Problem statement >> What follows is a listing; restate every line of it word for word.

Recorded data >>
━━━━━━━━
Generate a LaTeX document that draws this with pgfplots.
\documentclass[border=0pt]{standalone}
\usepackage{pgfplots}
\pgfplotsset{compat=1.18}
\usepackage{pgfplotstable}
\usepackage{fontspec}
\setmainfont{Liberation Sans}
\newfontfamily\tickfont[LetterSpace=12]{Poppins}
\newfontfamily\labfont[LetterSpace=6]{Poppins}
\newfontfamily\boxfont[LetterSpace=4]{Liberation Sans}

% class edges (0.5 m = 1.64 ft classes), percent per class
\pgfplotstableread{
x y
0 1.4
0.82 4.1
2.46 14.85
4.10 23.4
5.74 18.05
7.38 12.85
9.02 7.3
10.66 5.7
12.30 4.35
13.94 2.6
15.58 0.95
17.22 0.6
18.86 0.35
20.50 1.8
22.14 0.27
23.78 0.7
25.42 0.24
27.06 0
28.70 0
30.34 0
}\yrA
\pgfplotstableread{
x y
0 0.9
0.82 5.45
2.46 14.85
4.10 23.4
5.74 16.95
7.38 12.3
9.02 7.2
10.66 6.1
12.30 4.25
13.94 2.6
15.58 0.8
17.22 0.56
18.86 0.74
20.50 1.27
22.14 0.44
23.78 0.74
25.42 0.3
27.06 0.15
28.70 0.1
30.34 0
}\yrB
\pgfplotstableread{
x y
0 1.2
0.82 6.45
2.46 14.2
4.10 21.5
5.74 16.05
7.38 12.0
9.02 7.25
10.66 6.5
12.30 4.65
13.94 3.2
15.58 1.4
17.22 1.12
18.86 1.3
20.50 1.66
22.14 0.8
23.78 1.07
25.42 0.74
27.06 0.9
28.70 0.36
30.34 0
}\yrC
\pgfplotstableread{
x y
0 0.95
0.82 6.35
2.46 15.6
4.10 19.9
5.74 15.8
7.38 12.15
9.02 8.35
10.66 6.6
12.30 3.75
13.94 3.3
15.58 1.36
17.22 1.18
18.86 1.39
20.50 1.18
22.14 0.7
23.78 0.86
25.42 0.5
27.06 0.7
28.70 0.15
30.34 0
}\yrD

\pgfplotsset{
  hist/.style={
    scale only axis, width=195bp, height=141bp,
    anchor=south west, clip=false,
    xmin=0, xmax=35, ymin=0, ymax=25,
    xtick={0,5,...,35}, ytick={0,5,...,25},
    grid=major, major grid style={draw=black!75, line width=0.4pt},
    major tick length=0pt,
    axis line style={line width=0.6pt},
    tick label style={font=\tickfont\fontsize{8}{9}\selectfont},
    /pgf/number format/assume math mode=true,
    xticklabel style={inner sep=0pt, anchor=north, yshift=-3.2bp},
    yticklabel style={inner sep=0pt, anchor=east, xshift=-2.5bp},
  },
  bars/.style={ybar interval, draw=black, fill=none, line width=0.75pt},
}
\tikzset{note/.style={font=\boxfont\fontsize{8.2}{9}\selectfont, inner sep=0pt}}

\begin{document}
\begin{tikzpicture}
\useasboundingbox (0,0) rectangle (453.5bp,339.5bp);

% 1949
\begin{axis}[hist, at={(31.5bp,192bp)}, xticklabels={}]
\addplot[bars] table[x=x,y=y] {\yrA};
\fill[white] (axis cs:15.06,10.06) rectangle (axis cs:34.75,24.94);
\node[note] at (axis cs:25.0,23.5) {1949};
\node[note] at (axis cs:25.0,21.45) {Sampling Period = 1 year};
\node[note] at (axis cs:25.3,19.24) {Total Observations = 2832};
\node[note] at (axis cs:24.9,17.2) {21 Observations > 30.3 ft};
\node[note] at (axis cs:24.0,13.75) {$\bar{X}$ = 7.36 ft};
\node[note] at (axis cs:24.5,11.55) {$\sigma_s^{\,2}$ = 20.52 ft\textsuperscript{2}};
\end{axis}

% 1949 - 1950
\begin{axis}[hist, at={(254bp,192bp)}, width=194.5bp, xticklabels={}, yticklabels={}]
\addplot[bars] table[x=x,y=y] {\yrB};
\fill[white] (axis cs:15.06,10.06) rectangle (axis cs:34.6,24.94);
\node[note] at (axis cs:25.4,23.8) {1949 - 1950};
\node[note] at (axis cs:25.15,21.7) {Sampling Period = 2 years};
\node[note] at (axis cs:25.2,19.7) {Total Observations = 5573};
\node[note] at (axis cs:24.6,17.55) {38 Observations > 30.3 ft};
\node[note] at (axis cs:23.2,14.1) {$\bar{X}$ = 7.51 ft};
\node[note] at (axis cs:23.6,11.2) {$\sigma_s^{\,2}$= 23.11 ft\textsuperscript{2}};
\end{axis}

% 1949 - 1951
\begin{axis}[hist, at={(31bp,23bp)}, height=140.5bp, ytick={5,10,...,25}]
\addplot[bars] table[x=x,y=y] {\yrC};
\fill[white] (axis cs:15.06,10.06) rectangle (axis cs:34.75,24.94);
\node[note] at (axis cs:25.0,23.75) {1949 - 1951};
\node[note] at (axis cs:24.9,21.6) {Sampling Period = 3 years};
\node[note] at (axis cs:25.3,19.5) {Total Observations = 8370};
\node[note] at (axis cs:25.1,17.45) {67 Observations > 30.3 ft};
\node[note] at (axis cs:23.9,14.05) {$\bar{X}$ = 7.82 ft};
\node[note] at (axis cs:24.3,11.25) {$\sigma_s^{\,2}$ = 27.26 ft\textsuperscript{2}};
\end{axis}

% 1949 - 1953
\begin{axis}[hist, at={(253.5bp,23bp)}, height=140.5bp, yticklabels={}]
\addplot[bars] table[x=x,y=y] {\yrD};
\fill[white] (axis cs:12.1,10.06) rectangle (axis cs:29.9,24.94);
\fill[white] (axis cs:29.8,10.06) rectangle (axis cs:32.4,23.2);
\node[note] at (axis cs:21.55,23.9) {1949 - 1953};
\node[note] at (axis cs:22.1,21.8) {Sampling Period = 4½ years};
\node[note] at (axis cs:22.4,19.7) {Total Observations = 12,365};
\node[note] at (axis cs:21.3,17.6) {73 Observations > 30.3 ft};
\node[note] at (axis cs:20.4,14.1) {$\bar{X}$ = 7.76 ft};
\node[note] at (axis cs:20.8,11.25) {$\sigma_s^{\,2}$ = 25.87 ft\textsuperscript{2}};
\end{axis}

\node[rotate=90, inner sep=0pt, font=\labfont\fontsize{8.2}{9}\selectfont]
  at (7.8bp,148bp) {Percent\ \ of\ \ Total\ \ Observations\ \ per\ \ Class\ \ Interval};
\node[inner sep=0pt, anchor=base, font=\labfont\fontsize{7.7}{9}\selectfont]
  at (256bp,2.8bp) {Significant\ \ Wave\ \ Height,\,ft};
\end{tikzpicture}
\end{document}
━━━━━━━━
Exercise result >>
Generate a LaTeX document that draws this with pgfplots.
\documentclass[border=0pt]{standalone}
\usepackage{pgfplots}
\pgfplotsset{compat=1.18}
\usepackage{pgfplotstable}
\usepackage{fontspec}
\setmainfont{Liberation Sans}
\newfontfamily\tickfont[LetterSpace=12]{Poppins}
\newfontfamily\labfont[LetterSpace=6]{Poppins}
\newfontfamily\boxfont[LetterSpace=4]{Liberation Sans}

% class edges (0.5 m = 1.64 ft classes), percent per class
\pgfplotstableread{
x y
0 1.4
0.82 4.1
2.46 14.85
4.10 23.4
5.74 18.05
7.38 12.85
9.02 7.3
10.66 5.7
12.30 4.35
13.94 2.6
15.58 0.95
17.22 0.6
18.86 0.35
20.50 1.8
22.14 0.27
23.78 0.7
25.42 0.24
27.06 0
28.70 0
30.34 0
}\yrA
\pgfplotstableread{
x y
0 0.9
0.82 5.45
2.46 14.85
4.10 23.4
5.74 16.95
7.38 12.3
9.02 7.2
10.66 6.1
12.30 4.25
13.94 2.6
15.58 0.8
17.22 0.56
18.86 0.74
20.50 1.27
22.14 0.44
23.78 0.74
25.42 0.3
27.06 0.15
28.70 0.1
30.34 0
}\yrB
\pgfplotstableread{
x y
0 1.2
0.82 6.45
2.46 14.2
4.10 21.5
5.74 16.05
7.38 12.0
9.02 7.25
10.66 6.5
12.30 4.65
13.94 3.2
15.58 1.4
17.22 1.12
18.86 1.3
20.50 1.66
22.14 0.8
23.78 1.07
25.42 0.74
27.06 0.9
28.70 0.36
30.34 0
}\yrC
\pgfplotstableread{
x y
0 0.95
0.82 6.35
2.46 15.6
4.10 19.9
5.74 15.8
7.38 12.15
9.02 8.35
10.66 6.6
12.30 3.75
13.94 3.3
15.58 1.36
17.22 1.18
18.86 1.39
20.50 1.18
22.14 0.7
23.78 0.86
25.42 0.5
27.06 0.7
28.70 0.15
30.34 0
}\yrD

\pgfplotsset{
  hist/.style={
    scale only axis, width=195bp, height=141bp,
    anchor=south west, clip=false,
    xmin=0, xmax=35, ymin=0, ymax=25,
    xtick={0,5,...,35}, ytick={0,5,...,25},
    grid=major, major grid style={draw=black!75, line width=0.4pt},
    major tick length=0pt,
    axis line style={line width=0.6pt},
    tick label style={font=\tickfont\fontsize{8}{9}\selectfont},
    /pgf/number format/assume math mode=true,
    xticklabel style={inner sep=0pt, anchor=north, yshift=-3.2bp},
    yticklabel style={inner sep=0pt, anchor=east, xshift=-2.5bp},
  },
  bars/.style={ybar interval, draw=black, fill=none, line width=0.75pt},
}
\tikzset{note/.style={font=\boxfont\fontsize{8.2}{9}\selectfont, inner sep=0pt}}

\begin{document}
\begin{tikzpicture}
\useasboundingbox (0,0) rectangle (453.5bp,339.5bp);

% 1949
\begin{axis}[hist, at={(31.5bp,192bp)}, xticklabels={}]
\addplot[bars] table[x=x,y=y] {\yrA};
\fill[white] (axis cs:15.06,10.06) rectangle (axis cs:34.75,24.94);
\node[note] at (axis cs:25.0,23.5) {1949};
\node[note] at (axis cs:25.0,21.45) {Sampling Period = 1 year};
\node[note] at (axis cs:25.3,19.24) {Total Observations = 2832};
\node[note] at (axis cs:24.9,17.2) {21 Observations > 30.3 ft};
\node[note] at (axis cs:24.0,13.75) {$\bar{X}$ = 7.36 ft};
\node[note] at (axis cs:24.5,11.55) {$\sigma_s^{\,2}$ = 20.52 ft\textsuperscript{2}};
\end{axis}

% 1949 - 1950
\begin{axis}[hist, at={(254bp,192bp)}, width=194.5bp, xticklabels={}, yticklabels={}]
\addplot[bars] table[x=x,y=y] {\yrB};
\fill[white] (axis cs:15.06,10.06) rectangle (axis cs:34.6,24.94);
\node[note] at (axis cs:25.4,23.8) {1949 - 1950};
\node[note] at (axis cs:25.15,21.7) {Sampling Period = 2 years};
\node[note] at (axis cs:25.2,19.7) {Total Observations = 5573};
\node[note] at (axis cs:24.6,17.55) {38 Observations > 30.3 ft};
\node[note] at (axis cs:23.2,14.1) {$\bar{X}$ = 7.51 ft};
\node[note] at (axis cs:23.6,11.2) {$\sigma_s^{\,2}$= 23.11 ft\textsuperscript{2}};
\end{axis}

% 1949 - 1951
\begin{axis}[hist, at={(31bp,23bp)}, height=140.5bp, ytick={5,10,...,25}]
\addplot[bars] table[x=x,y=y] {\yrC};
\fill[white] (axis cs:15.06,10.06) rectangle (axis cs:34.75,24.94);
\node[note] at (axis cs:25.0,23.75) {1949 - 1951};
\node[note] at (axis cs:24.9,21.6) {Sampling Period = 3 years};
\node[note] at (axis cs:25.3,19.5) {Total Observations = 8370};
\node[note] at (axis cs:25.1,17.45) {67 Observations > 30.3 ft};
\node[note] at (axis cs:23.9,14.05) {$\bar{X}$ = 7.82 ft};
\node[note] at (axis cs:24.3,11.25) {$\sigma_s^{\,2}$ = 27.26 ft\textsuperscript{2}};
\end{axis}

% 1949 - 1953
\begin{axis}[hist, at={(253.5bp,23bp)}, height=140.5bp, yticklabels={}]
\addplot[bars] table[x=x,y=y] {\yrD};
\fill[white] (axis cs:12.1,10.06) rectangle (axis cs:29.9,24.94);
\fill[white] (axis cs:29.8,10.06) rectangle (axis cs:32.4,23.2);
\node[note] at (axis cs:21.55,23.9) {1949 - 1953};
\node[note] at (axis cs:22.1,21.8) {Sampling Period = 4½ years};
\node[note] at (axis cs:22.4,19.7) {Total Observations = 12,365};
\node[note] at (axis cs:21.3,17.6) {73 Observations > 30.3 ft};
\node[note] at (axis cs:20.4,14.1) {$\bar{X}$ = 7.76 ft};
\node[note] at (axis cs:20.8,11.25) {$\sigma_s^{\,2}$ = 25.87 ft\textsuperscript{2}};
\end{axis}

\node[rotate=90, inner sep=0pt, font=\labfont\fontsize{8.2}{9}\selectfont]
  at (7.8bp,148bp) {Percent\ \ of\ \ Total\ \ Observations\ \ per\ \ Class\ \ Interval};
\node[inner sep=0pt, anchor=base, font=\labfont\fontsize{7.7}{9}\selectfont]
  at (256bp,2.8bp) {Significant\ \ Wave\ \ Height,\,ft};
\end{tikzpicture}
\end{document}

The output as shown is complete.